Federated Learning for Efficient Condition Monitoring and Anomaly Detection in Industrial Cyber-Physical Systems
William Marfo, Deepak K. Tosh, Shirley V. Moore
TL;DR
The paper tackles reliable real-time condition monitoring and anomaly localization in industrial CPS by extending federated learning with adaptive client aggregation, dynamic node selection, and Weibull-based checkpointing. It integrates SOM-based anomaly detection and component-level localization, validated on NASA Bearing and Hydraulic Systems datasets, achieving up to 99.5% AUC-ROC and approximately 2× faster execution than FedAvg while remaining resilient to node failures. Statistical validation via the Mann-Whitney U test (p < 0.05) confirms significant improvements in detection performance and efficiency over state-of-the-art FL methods.
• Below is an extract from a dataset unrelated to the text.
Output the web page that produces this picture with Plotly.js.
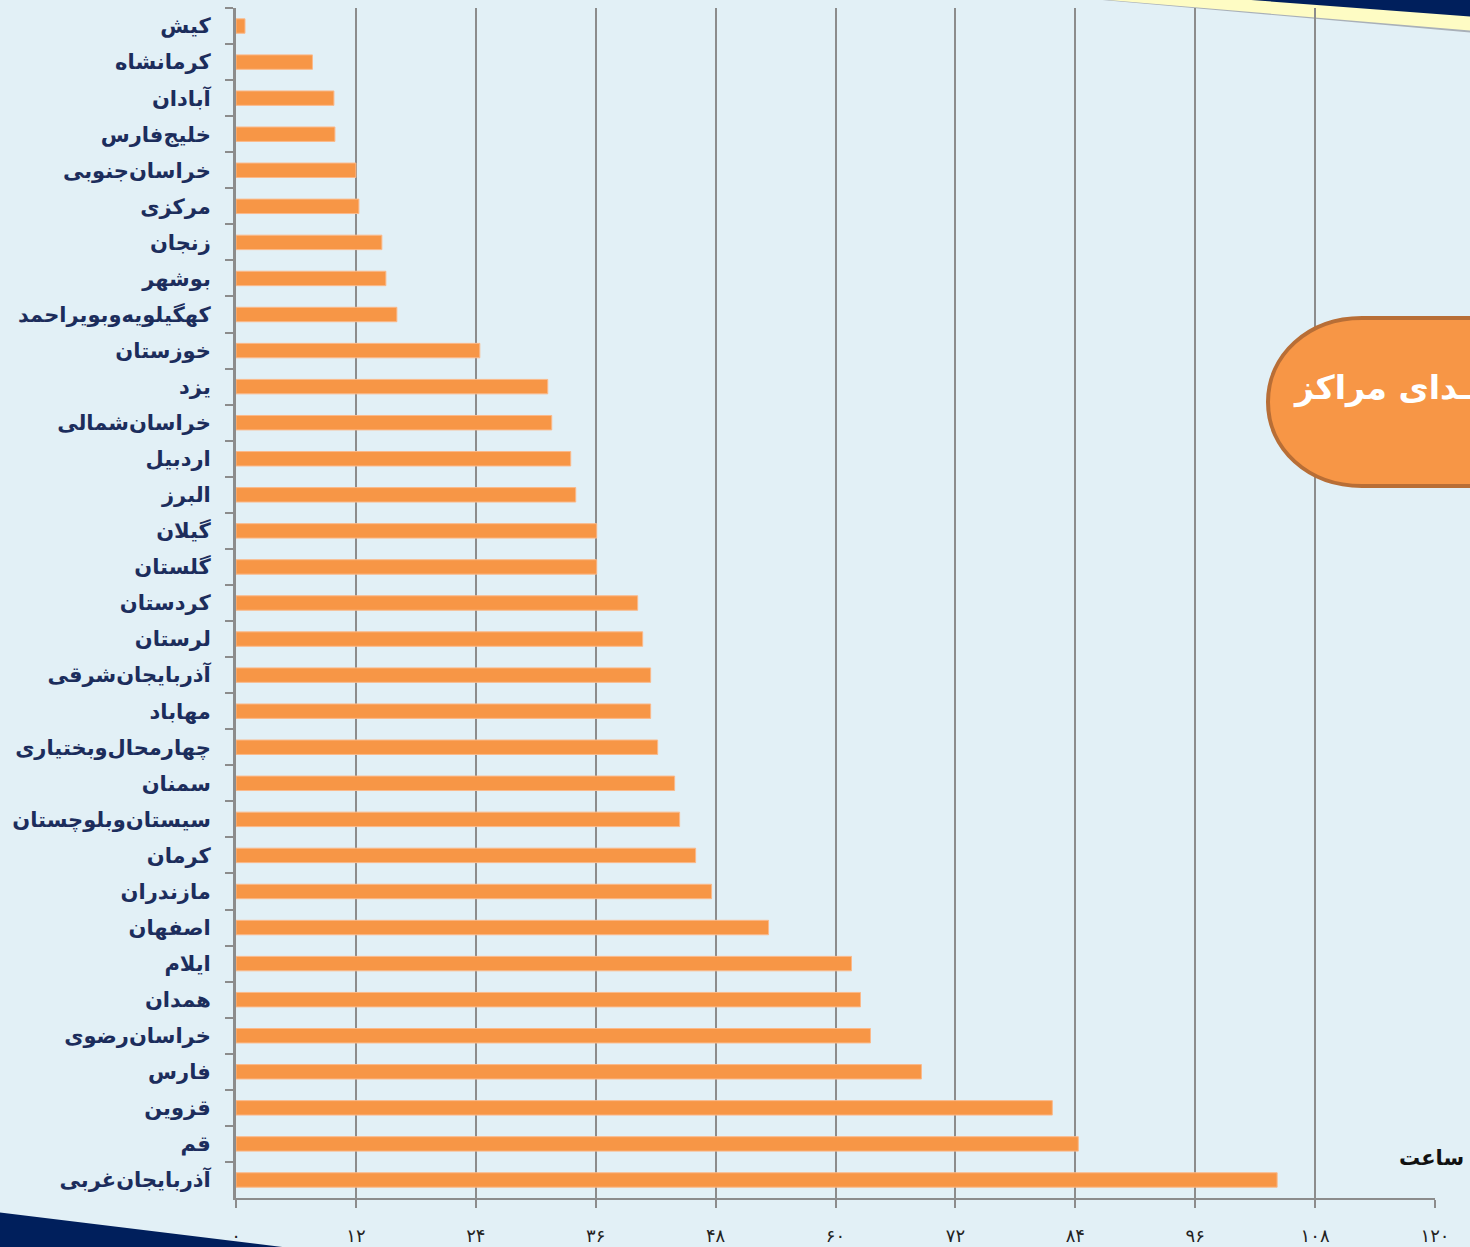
<!DOCTYPE html>
<html>
<head>
<meta charset="utf-8">
<script src="https://cdn.plot.ly/plotly-3.0.1.min.js"></script>
<style>
html,body{margin:0;padding:0;background:#e2f0f6;overflow:hidden;}
#chart{width:1470px;height:1247px;}
</style>
</head>
<body>
<div id="chart"></div>
<script>
// Categories, top to bottom
const provinces = [
  "کیش","کرمانشاه","آبادان","خلیج‌فارس","خراسان‌جنوبی","مرکزی","زنجان","بوشهر",
  "کهگیلویه‌وبویراحمد","خوزستان","یزد","خراسان‌شمالی","اردبیل","البرز","گیلان","گلستان",
  "کردستان","لرستان","آذربایجان‌شرقی","مهاباد","چهارمحال‌وبختیاری","سمنان","سیستان‌وبلوچستان",
  "کرمان","مازندران","اصفهان","ایلام","همدان","خراسان‌رضوی","فارس","قزوین","قم","آذربایجان‌غربی"
];
const hours = [
  0.9, 7.65, 9.8, 9.9, 12.0, 12.3, 14.6, 15.0,
  16.1, 24.4, 31.2, 31.6, 33.5, 34.0, 36.1, 36.1,
  40.2, 40.7, 41.5, 41.5, 42.2, 43.9, 44.4,
  46.0, 47.6, 53.3, 61.6, 62.5, 63.5, 68.6, 81.7, 84.3, 104.2
];
const xTickVals = [0,12,24,36,48,60,72,84,96,108,120];
const xTickText = ["۰","۱۲","۲۴","۳۶","۴۸","۶۰","۷۲","۸۴","۹۶","۱۰۸","۱۲۰"];
const unitLabel = "ساعت";
const boxText = "ـدای مراکز";

// geometry helpers (pixel -> paper)
const W = 1470, H = 1247, L = 236, R = 35, T = 8, B = 49;
const PW = W - L - R, PH = H - T - B;
const px = x => (x - L) / PW;
const py = y => (H - B - y) / PH;
const pt = (x, y) => px(x).toFixed(5) + "," + py(y).toFixed(5);

const boxPath = "M" + pt(1490,318) + " L" + pt(1362,318) +
  " C" + pt(1308,318) + " " + pt(1268,355) + " " + pt(1268,402) +
  " C" + pt(1268,449) + " " + pt(1308,486) + " " + pt(1362,486) +
  " L" + pt(1490,486) + " Z";
const navyTop = "M" + pt(1225,-2) + " L" + pt(1475,-2) + " L" + pt(1475,17) + " Z";
const yellowTop = "M" + pt(1085,-2) + " L" + pt(1475,-2) + " L" + pt(1475,31) + " Z";
const shadowTop = "M" + pt(1080,-2) + " L" + pt(1475,-2) + " L" + pt(1475,33) + " Z";
const navyBottom = "M" + pt(-5,1212) + " L" + pt(307,1250) + " L" + pt(-5,1250) + " Z";

const trace = {
  type: "bar",
  orientation: "h",
  y: provinces,
  x: hours,
  width: 0.4,
  marker: {color: "#f79646", line: {color: "#fbb98a", width: 1}},
  hoverinfo: "x+y"
};

const layout = {
  width: W, height: H,
  margin: {l: L, r: R, t: T, b: B, pad: 0},
  paper_bgcolor: "#e2f0f6",
  plot_bgcolor: "rgba(0,0,0,0)",
  showlegend: false,
  bargap: 0.6,
  font: {family: "DejaVu Sans, sans-serif"},
  xaxis: {
    range: [0, 120],
    tickvals: xTickVals,
    ticktext: xTickText,
    showgrid: true,
    gridcolor: "#8c8c8c",
    gridwidth: 2,
    zeroline: false,
    showline: true,
    linecolor: "#8c8c8c",
    linewidth: 2,
    ticks: "outside",
    ticklen: 8,
    tickwidth: 2,
    tickcolor: "#8c8c8c",
    ticklabelstandoff: 12,
    tickfont: {size: 18, color: "#222222", family: "DejaVu Sans, sans-serif"},
    fixedrange: true
  },
  yaxis: {
    type: "category",
    categoryorder: "array",
    categoryarray: provinces,
    autorange: "reversed",
    showgrid: false,
    zeroline: false,
    showline: true,
    linecolor: "#8c8c8c",
    linewidth: 3,
    ticks: "outside",
    tickson: "boundaries",
    ticklen: 8,
    tickwidth: 2,
    tickcolor: "#8c8c8c",
    ticklabelstandoff: 18,
    tickfont: {size: 21, color: "#1c2d5c", family: "DejaVu Sans, sans-serif", weight: "bold"},
    fixedrange: true
  },
  shapes: [
    {type: "path", xref: "paper", yref: "paper", path: shadowTop, fillcolor: "#a9b0b8", line: {width: 0}, layer: "below"},
    {type: "path", xref: "paper", yref: "paper", path: yellowTop, fillcolor: "#fefcc4", line: {width: 0}, layer: "below"},
    {type: "path", xref: "paper", yref: "paper", path: navyTop, fillcolor: "#001f5c", line: {width: 0}, layer: "below"},
    {type: "path", xref: "paper", yref: "paper", path: navyBottom, fillcolor: "#001f5c", line: {width: 0}, layer: "below"},
    {type: "path", xref: "paper", yref: "paper", path: boxPath, fillcolor: "#f79646", line: {color: "#b86e36", width: 4}, layer: "above"}
  ],
  annotations: [
    {xref: "paper", yref: "paper", x: px(1291), y: py(388), xanchor: "left", yanchor: "middle",
     text: boxText, showarrow: false,
     font: {size: 33, color: "#ffffff", family: "DejaVu Sans, sans-serif", weight: "bold"}},
    {xref: "paper", yref: "paper", x: px(1466), y: py(1158), xanchor: "right", yanchor: "middle",
     text: unitLabel, showarrow: false,
     font: {size: 21, color: "#111111", family: "DejaVu Sans, sans-serif", weight: "bold"}}
  ]
};

Plotly.newPlot("chart", [trace], layout, {displayModeBar: false, staticPlot: true});
</script>
</body>
</html>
The framework offers CPS-specific robustness and scalability, enabling efficient, distributed monitoring with reduced downtime and better fault isolation in industrial settings.
Abstract
Detecting and localizing anomalies in cyber-physical systems (CPS) has become increasingly challenging as systems grow in complexity, particularly due to varying sensor reliability and node failures in distributed environments. While federated learning (FL) provides a foundation for distributed model training, existing approaches often lack mechanisms to address these CPS-specific challenges. This paper introduces an enhanced FL framework with three key innovations: adaptive model aggregation based on sensor reliability, dynamic node selection for resource optimization, and Weibull-based checkpointing for fault tolerance. The proposed framework ensures reliable condition monitoring while tackling the computational and reliability challenges of industrial CPS deployments. Experiments on the NASA Bearing and Hydraulic System datasets demonstrate superior performance compared to state-of-the-art FL methods, achieving 99.5% AUC-ROC in anomaly detection and maintaining accuracy even under node failures. Statistical validation using the Mann-Whitney U test confirms significant improvements, with a p-value less than 0.05, in both detection accuracy and computational efficiency across various operational scenarios.